Starting with the first line below, extract each line through the one that contains "const FREQ_STEP = 4;", inclusive, excluding pictures.

_ _ _ _

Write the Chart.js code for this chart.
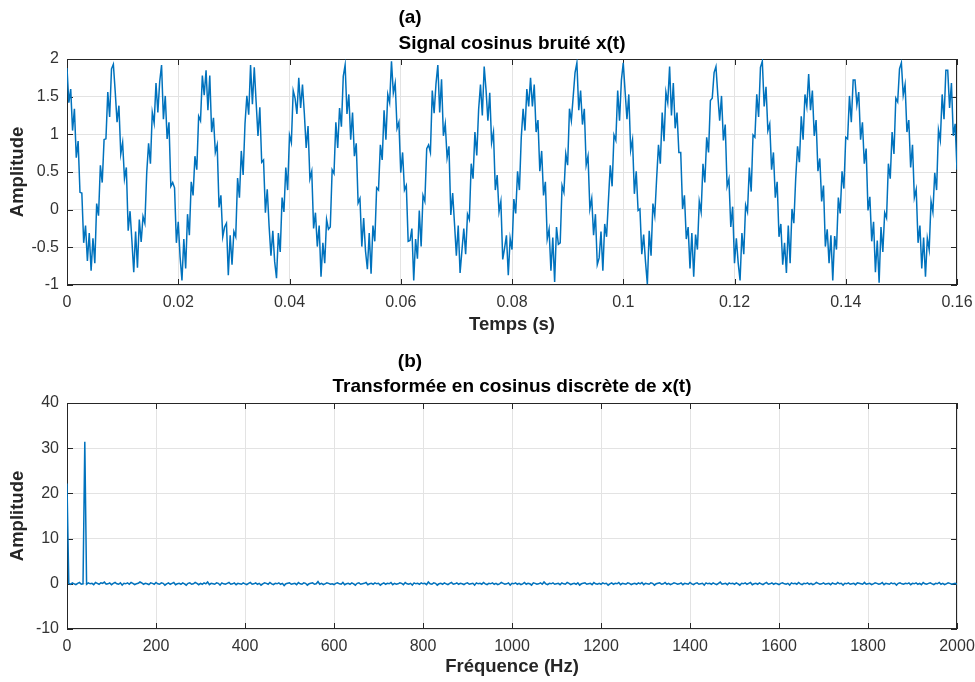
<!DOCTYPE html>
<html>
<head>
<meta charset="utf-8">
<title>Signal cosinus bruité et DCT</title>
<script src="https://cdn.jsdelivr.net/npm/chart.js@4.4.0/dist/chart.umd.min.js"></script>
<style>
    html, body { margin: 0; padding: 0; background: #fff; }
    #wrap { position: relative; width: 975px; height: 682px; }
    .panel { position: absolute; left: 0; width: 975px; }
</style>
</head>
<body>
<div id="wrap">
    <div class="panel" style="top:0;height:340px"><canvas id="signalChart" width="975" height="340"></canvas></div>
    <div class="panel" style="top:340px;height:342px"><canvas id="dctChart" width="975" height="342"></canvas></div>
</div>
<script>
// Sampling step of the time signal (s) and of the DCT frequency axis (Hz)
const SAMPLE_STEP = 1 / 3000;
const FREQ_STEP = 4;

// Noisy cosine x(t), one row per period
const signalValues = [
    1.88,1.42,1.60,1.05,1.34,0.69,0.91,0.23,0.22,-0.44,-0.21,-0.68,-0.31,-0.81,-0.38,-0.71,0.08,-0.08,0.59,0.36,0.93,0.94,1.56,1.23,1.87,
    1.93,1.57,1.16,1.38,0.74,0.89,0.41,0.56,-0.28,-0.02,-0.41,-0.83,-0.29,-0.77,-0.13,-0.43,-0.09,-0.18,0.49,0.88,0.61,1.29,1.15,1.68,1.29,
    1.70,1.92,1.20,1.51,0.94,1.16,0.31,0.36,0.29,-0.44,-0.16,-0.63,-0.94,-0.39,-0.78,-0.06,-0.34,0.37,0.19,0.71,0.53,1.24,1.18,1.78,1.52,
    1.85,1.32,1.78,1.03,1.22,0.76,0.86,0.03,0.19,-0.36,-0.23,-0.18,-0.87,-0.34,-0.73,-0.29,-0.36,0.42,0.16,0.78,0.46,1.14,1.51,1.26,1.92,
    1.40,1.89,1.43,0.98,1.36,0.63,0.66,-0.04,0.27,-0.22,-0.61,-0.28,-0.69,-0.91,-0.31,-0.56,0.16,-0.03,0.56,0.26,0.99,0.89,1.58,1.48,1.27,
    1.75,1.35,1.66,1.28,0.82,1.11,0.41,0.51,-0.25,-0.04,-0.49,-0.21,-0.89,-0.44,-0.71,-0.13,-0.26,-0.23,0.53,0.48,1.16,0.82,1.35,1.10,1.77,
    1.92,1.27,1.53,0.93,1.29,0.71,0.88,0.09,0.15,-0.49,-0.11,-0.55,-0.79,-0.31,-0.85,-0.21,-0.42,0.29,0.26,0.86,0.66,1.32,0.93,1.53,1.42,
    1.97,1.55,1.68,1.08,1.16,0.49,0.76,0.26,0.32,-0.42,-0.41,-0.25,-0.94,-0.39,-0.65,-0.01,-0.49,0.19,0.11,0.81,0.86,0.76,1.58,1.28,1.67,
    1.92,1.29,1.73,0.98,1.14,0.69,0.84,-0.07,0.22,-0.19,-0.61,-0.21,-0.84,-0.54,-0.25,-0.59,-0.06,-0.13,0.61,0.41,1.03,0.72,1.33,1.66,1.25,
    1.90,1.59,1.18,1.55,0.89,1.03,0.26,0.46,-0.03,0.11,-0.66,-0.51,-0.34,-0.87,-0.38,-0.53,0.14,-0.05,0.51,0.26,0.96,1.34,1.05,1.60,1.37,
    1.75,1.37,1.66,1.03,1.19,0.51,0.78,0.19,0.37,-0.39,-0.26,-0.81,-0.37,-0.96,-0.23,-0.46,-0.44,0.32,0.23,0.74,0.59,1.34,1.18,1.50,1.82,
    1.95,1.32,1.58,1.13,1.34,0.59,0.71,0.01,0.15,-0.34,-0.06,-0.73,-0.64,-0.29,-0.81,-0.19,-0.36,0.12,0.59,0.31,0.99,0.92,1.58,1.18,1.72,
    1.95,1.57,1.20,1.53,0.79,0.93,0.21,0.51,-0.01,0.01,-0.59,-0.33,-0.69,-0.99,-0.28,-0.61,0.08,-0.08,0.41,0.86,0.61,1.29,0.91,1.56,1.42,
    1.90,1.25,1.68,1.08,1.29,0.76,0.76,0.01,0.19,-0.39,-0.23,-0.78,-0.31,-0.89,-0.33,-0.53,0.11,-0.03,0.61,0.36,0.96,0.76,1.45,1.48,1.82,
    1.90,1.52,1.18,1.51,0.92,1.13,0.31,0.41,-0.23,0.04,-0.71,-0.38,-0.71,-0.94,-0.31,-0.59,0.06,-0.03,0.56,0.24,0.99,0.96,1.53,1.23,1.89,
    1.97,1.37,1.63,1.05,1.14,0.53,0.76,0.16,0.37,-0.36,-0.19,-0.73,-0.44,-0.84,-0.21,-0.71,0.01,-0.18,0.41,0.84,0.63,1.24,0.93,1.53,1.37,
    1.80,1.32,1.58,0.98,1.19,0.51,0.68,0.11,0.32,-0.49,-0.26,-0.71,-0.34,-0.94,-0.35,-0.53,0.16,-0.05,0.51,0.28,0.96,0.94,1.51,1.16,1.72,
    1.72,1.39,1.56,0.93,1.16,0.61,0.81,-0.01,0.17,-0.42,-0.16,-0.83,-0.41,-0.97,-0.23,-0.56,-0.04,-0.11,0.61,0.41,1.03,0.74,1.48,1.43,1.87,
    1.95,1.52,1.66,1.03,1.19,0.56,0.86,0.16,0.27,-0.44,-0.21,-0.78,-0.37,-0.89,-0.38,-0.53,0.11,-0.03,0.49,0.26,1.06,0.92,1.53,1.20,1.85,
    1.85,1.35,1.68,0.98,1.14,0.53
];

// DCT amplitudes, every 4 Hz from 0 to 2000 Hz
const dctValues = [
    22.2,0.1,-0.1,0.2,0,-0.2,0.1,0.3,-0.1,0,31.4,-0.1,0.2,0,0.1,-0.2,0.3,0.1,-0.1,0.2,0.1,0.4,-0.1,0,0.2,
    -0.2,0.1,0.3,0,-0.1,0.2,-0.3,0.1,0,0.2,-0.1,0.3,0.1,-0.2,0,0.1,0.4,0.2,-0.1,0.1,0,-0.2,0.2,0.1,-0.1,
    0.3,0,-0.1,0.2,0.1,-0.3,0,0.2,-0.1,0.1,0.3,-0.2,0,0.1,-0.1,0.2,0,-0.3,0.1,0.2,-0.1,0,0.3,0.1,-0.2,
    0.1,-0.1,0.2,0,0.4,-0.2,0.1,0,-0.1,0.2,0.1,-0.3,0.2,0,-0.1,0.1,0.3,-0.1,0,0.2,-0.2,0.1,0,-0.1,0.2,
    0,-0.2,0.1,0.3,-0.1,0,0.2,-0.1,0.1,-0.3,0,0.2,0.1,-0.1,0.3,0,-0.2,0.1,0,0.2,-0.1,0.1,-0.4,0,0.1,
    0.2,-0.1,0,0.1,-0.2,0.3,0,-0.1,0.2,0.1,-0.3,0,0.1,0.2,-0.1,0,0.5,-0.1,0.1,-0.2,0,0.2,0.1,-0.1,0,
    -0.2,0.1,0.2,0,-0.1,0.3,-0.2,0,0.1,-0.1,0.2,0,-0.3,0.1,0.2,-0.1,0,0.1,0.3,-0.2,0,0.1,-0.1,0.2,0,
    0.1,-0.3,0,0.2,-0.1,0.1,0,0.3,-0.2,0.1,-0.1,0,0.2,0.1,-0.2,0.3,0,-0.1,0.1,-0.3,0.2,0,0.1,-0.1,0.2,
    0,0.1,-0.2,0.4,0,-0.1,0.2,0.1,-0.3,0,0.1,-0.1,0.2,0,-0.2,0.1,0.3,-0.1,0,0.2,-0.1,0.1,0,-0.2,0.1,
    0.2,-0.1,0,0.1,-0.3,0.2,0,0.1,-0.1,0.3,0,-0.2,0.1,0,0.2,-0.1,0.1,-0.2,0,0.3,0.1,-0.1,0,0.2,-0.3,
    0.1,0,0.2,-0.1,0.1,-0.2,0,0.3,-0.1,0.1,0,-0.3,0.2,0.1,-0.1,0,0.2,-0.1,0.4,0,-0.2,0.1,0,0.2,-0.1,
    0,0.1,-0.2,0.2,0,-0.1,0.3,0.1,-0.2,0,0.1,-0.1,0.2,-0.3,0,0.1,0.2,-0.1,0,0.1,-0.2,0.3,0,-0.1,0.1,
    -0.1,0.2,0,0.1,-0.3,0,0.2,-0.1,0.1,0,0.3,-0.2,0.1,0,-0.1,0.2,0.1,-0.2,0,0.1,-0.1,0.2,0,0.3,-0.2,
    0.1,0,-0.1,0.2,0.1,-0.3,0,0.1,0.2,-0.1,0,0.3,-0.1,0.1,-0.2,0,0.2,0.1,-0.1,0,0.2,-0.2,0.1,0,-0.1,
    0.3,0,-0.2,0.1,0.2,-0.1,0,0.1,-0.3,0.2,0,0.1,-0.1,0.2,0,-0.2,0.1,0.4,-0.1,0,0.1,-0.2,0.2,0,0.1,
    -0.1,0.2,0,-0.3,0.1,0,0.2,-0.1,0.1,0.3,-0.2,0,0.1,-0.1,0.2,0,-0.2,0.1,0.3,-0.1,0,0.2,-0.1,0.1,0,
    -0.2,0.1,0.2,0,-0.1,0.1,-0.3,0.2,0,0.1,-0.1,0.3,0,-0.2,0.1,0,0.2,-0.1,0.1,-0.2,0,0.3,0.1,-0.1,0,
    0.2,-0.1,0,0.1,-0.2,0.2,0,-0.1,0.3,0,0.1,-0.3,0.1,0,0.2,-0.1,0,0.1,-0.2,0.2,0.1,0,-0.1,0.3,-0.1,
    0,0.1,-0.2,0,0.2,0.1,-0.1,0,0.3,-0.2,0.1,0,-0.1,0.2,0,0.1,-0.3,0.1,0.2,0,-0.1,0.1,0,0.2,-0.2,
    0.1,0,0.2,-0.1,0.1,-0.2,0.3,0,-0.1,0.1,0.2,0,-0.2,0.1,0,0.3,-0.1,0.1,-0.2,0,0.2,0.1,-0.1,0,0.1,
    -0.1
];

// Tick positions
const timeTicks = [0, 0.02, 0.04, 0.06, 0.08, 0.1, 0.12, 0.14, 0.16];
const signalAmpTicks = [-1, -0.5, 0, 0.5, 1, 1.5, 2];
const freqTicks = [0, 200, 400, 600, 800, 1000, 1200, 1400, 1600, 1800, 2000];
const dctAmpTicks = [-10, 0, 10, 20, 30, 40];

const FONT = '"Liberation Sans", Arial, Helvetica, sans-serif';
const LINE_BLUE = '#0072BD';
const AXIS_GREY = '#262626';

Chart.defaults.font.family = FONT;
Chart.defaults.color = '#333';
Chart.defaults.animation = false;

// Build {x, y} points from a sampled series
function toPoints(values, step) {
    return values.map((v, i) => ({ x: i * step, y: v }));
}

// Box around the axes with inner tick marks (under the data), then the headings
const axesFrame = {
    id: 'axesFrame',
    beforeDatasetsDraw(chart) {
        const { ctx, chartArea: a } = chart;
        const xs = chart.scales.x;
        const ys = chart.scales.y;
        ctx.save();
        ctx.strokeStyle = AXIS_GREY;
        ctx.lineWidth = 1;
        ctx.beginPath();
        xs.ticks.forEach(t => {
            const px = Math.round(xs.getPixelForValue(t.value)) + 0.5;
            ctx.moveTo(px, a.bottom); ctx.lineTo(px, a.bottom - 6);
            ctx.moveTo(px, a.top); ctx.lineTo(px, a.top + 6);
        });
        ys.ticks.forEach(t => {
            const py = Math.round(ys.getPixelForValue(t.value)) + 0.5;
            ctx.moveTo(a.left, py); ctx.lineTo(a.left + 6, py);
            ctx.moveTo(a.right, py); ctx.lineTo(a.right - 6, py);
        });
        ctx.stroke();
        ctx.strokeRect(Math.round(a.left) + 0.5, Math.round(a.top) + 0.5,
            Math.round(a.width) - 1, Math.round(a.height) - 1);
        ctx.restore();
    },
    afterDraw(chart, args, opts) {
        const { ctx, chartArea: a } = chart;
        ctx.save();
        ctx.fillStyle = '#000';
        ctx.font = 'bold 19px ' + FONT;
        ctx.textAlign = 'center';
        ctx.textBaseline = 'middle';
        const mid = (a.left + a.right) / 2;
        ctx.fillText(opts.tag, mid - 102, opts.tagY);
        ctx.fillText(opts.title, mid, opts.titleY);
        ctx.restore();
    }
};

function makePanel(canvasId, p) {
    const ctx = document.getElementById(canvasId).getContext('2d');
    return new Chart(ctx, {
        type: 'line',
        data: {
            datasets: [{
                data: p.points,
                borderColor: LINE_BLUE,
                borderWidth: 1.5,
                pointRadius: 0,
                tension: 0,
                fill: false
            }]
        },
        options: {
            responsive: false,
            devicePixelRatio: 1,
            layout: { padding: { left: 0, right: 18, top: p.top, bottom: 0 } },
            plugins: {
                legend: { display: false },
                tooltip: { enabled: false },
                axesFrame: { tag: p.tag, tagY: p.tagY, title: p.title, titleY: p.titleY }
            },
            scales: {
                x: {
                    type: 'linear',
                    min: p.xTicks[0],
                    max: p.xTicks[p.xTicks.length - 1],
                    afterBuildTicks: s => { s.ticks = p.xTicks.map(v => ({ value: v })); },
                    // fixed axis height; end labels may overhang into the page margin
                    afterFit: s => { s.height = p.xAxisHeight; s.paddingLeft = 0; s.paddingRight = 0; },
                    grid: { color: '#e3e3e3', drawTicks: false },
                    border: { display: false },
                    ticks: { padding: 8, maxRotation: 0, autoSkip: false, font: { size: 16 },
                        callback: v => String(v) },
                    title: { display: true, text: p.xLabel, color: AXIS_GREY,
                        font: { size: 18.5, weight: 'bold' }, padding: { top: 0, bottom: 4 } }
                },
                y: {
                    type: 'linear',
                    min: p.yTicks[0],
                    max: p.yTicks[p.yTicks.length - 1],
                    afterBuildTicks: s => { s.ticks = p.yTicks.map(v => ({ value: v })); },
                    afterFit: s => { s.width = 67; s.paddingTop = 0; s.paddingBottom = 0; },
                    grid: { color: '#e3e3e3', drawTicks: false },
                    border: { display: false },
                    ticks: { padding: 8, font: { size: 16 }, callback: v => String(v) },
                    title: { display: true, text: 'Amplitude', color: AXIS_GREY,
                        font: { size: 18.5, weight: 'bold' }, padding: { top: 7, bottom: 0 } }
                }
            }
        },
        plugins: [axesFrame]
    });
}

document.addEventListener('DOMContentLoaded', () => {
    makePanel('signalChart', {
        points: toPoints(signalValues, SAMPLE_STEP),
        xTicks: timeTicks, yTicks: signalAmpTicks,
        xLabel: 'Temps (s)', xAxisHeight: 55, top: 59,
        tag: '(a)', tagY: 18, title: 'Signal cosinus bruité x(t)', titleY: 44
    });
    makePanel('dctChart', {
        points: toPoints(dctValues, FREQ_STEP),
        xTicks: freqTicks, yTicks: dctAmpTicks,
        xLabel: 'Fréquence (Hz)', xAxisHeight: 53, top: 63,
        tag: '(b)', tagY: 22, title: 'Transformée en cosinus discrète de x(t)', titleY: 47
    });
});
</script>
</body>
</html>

_ _ _ _

COMPLETE ANSWER:
Write the Chart.js code for this chart.
<!DOCTYPE html>
<html>
<head>
<meta charset="utf-8">
<title>Signal cosinus bruité et DCT</title>
<script src="https://cdn.jsdelivr.net/npm/chart.js@4.4.0/dist/chart.umd.min.js"></script>
<style>
    html, body { margin: 0; padding: 0; background: #fff; }
    #wrap { position: relative; width: 975px; height: 682px; }
    .panel { position: absolute; left: 0; width: 975px; }
</style>
</head>
<body>
<div id="wrap">
    <div class="panel" style="top:0;height:340px"><canvas id="signalChart" width="975" height="340"></canvas></div>
    <div class="panel" style="top:340px;height:342px"><canvas id="dctChart" width="975" height="342"></canvas></div>
</div>
<script>
// Sampling step of the time signal (s) and of the DCT frequency axis (Hz)
const SAMPLE_STEP = 1 / 3000;
const FREQ_STEP = 4;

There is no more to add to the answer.